Trudeau carries a mixed record of policy achievement into the campaign. He can tout the country's economic performance: Canada has historically low unemployment, and Liberals got a pre-campaign boost last week with some of the best monthly jobs numbers in years.

One of Trudeau's signature promises, a cash benefit for poor families, has helped drive down poverty. And a new study says Trudeau has mostly kept his promises: legalizing marijuana, allowing assisted suicide, and cutting taxes for people and businesses.

Trudeau has also gotten high marks on trade. He's secured new agreements with Europe, Pacific Rim nations, and the United States. He got U.S. President Donald Trump to lift steel and aluminum tariffs. And polls have shown most Canadians support his handling of trade tensions with the U.S., and of relations with the unpredictable Trump.

But he's broken some big promises, such as failing to meet a pledge to change the electoral system. Trudeau repeatedly promised to reform Canada's elections — but it hasn't happened.

And in the biggest blemish on his record, the SNC-Lavalin scandal, Trudeau was found to have broken a conflict-of-interest law in pressuring his former attorney general to reach an out-of-court settlement with an engineering company facing corruption charges.
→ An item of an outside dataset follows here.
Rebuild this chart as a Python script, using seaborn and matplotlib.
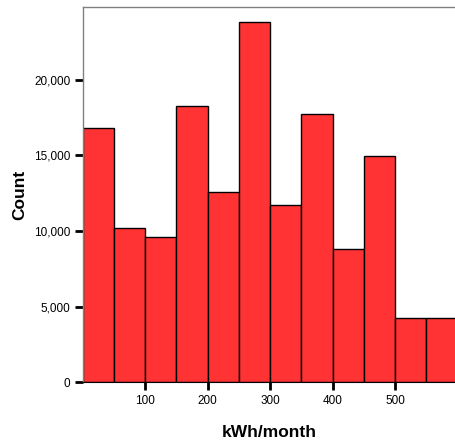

Trudeau repeatedly has denied wrongdoing and refused to apologize. He's said he was justified in trying to use a legal tool to help a major Canadian company that's involved in important infrastructure projects, and whose largest shareholder is a public pension fund. Scheer has called for a criminal probe.

That scandal sent Trudeau's poll numbers tumbling this year and turned what might have been an easy reelection campaign into a true horse race.